(Provided material):
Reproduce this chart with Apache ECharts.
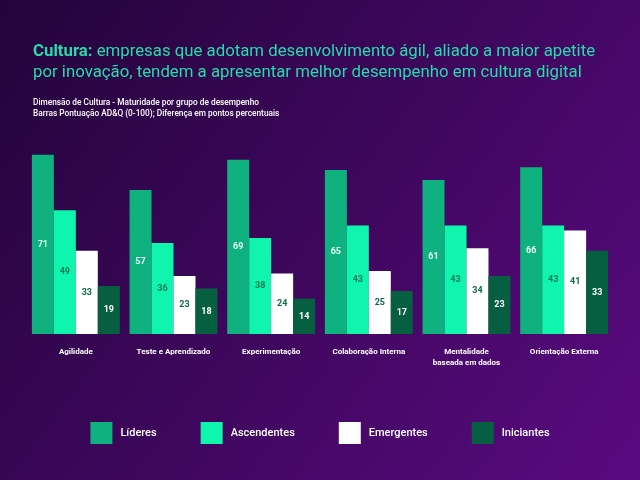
<!DOCTYPE html>
<html>
<head>
<meta charset="utf-8">
<script src="https://cdn.jsdelivr.net/npm/echarts@6/dist/echarts.min.js"></script>
<style>
  html, body { margin: 0; padding: 0; }
  #chart { width: 640px; height: 480px; }
</style>
</head>
<body>
<div id="chart"></div>
<script>
// dados
const categorias = ["Agilidade", "Teste e Aprendizado", "Experimentação", "Colaboração Interna", "Mentalidade\nbaseada em dados", "Orientação Externa"];
const lideres = [71, 57, 69, 65, 61, 66];
const ascendentes = [49, 36, 38, 43, 43, 43];
const emergentes = [33, 23, 24, 25, 34, 41];
const iniciantes = [19, 18, 14, 17, 23, 33];

const chart = echarts.init(document.getElementById("chart"));

const serie = (name, data, color, labelColor) => ({
  name: name,
  type: "bar",
  data: data,
  barGap: "0%",
  barCategoryGap: "10%",
  itemStyle: { color: color },
  label: {
    show: true,
    position: "inside",
    color: labelColor,
    fontFamily: "Roboto",
    fontWeight: "bold",
    fontSize: 9,
  },
});

const option = {
  backgroundColor: {
    type: "linear", x: 0, y: 0, x2: 1, y2: 1,
    colorStops: [
      { offset: 0, color: "#23043a" },
      { offset: 1, color: "#5a0a80" },
    ],
  },
  title: [
    {
      left: 33,
      top: 41,
      padding: 0,
      text: "{b|Cultura:} empresas que adotam desenvolvimento ágil, aliado a maior apetite\npor inovação, tendem a apresentar melhor desempenho em cultura digital",
      textStyle: {
        color: "#26dcaa",
        fontFamily: "Roboto",
        fontWeight: "normal",
        fontSize: 16.8,
        lineHeight: 21,
        rich: {
          b: { color: "#26dcaa", fontFamily: "Roboto", fontWeight: "bold", fontSize: 16.8, lineHeight: 21 },
        },
      },
    },
    {
      left: 33,
      top: 97,
      padding: 0,
      text: "Dimensão de Cultura - Maturidade por grupo de desempenho\nBarras Pontuação AD&Q (0-100); Diferença em pontos percentuais",
      textStyle: {
        color: "#ffffff",
        fontFamily: "Roboto",
        fontWeight: 500,
        fontSize: 8.3,
        lineHeight: 11,
      },
    },
  ],
  legend: {
    bottom: 31,
    left: "center",
    itemWidth: 22,
    itemHeight: 22,
    itemGap: 44,
    icon: "rect",
    textStyle: {
      color: "#ffffff",
      fontFamily: "Roboto",
      fontWeight: 500,
      fontSize: 11,
      padding: [0, 0, 0, 3],
    },
  },
  grid: {
    left: 27,
    right: 27,
    top: 132,
    bottom: 146,
  },
  xAxis: {
    type: "category",
    data: categorias,
    axisLine: { show: false },
    axisTick: { show: false },
    axisLabel: {
      color: "#ffffff",
      fontFamily: "Roboto",
      fontWeight: "bold",
      fontSize: 8,
      margin: 12,
      lineHeight: 11,
      interval: 0,
    },
  },
  yAxis: {
    type: "value",
    min: 0,
    max: 80,
    show: false,
    splitLine: { show: false },
  },
  series: [
    serie("Líderes", lideres, "#0fb17f", "#e8fff6"),
    serie("Ascendentes", ascendentes, "#10f5ae", "#0b7a55"),
    serie("Emergentes", emergentes, "#ffffff", "#0b6a4a"),
    serie("Iniciantes", iniciantes, "#065f41", "#ffffff"),
  ],
};

chart.setOption(option);
window.addEventListener("resize", chart.resize);
</script>
</body>
</html>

(What to produce): From the data above, write out everything exactly except the pictures.

(Task response):
Reproduce this chart with Apache ECharts.
<!DOCTYPE html>
<html>
<head>
<meta charset="utf-8">
<script src="https://cdn.jsdelivr.net/npm/echarts@6/dist/echarts.min.js"></script>
<style>
  html, body { margin: 0; padding: 0; }
  #chart { width: 640px; height: 480px; }
</style>
</head>
<body>
<div id="chart"></div>
<script>
// dados
const categorias = ["Agilidade", "Teste e Aprendizado", "Experimentação", "Colaboração Interna", "Mentalidade\nbaseada em dados", "Orientação Externa"];
const lideres = [71, 57, 69, 65, 61, 66];
const ascendentes = [49, 36, 38, 43, 43, 43];
const emergentes = [33, 23, 24, 25, 34, 41];
const iniciantes = [19, 18, 14, 17, 23, 33];

const chart = echarts.init(document.getElementById("chart"));

const serie = (name, data, color, labelColor) => ({
  name: name,
  type: "bar",
  data: data,
  barGap: "0%",
  barCategoryGap: "10%",
  itemStyle: { color: color },
  label: {
    show: true,
    position: "inside",
    color: labelColor,
    fontFamily: "Roboto",
    fontWeight: "bold",
    fontSize: 9,
  },
});

const option = {
  backgroundColor: {
    type: "linear", x: 0, y: 0, x2: 1, y2: 1,
    colorStops: [
      { offset: 0, color: "#23043a" },
      { offset: 1, color: "#5a0a80" },
    ],
  },
  title: [
    {
      left: 33,
      top: 41,
      padding: 0,
      text: "{b|Cultura:} empresas que adotam desenvolvimento ágil, aliado a maior apetite\npor inovação, tendem a apresentar melhor desempenho em cultura digital",
      textStyle: {
        color: "#26dcaa",
        fontFamily: "Roboto",
        fontWeight: "normal",
        fontSize: 16.8,
        lineHeight: 21,
        rich: {
          b: { color: "#26dcaa", fontFamily: "Roboto", fontWeight: "bold", fontSize: 16.8, lineHeight: 21 },
        },
      },
    },
    {
      left: 33,
      top: 97,
      padding: 0,
      text: "Dimensão de Cultura - Maturidade por grupo de desempenho\nBarras Pontuação AD&Q (0-100); Diferença em pontos percentuais",
      textStyle: {
        color: "#ffffff",
        fontFamily: "Roboto",
        fontWeight: 500,
        fontSize: 8.3,
        lineHeight: 11,
      },
    },
  ],
  legend: {
    bottom: 31,
    left: "center",
    itemWidth: 22,
    itemHeight: 22,
    itemGap: 44,
    icon: "rect",
    textStyle: {
      color: "#ffffff",
      fontFamily: "Roboto",
      fontWeight: 500,
      fontSize: 11,
      padding: [0, 0, 0, 3],
    },
  },
  grid: {
    left: 27,
    right: 27,
    top: 132,
    bottom: 146,
  },
  xAxis: {
    type: "category",
    data: categorias,
    axisLine: { show: false },
    axisTick: { show: false },
    axisLabel: {
      color: "#ffffff",
      fontFamily: "Roboto",
      fontWeight: "bold",
      fontSize: 8,
      margin: 12,
      lineHeight: 11,
      interval: 0,
    },
  },
  yAxis: {
    type: "value",
    min: 0,
    max: 80,
    show: false,
    splitLine: { show: false },
  },
  series: [
    serie("Líderes", lideres, "#0fb17f", "#e8fff6"),
    serie("Ascendentes", ascendentes, "#10f5ae", "#0b7a55"),
    serie("Emergentes", emergentes, "#ffffff", "#0b6a4a"),
    serie("Iniciantes", iniciantes, "#065f41", "#ffffff"),
  ],
};

chart.setOption(option);
window.addEventListener("resize", chart.resize);
</script>
</body>
</html>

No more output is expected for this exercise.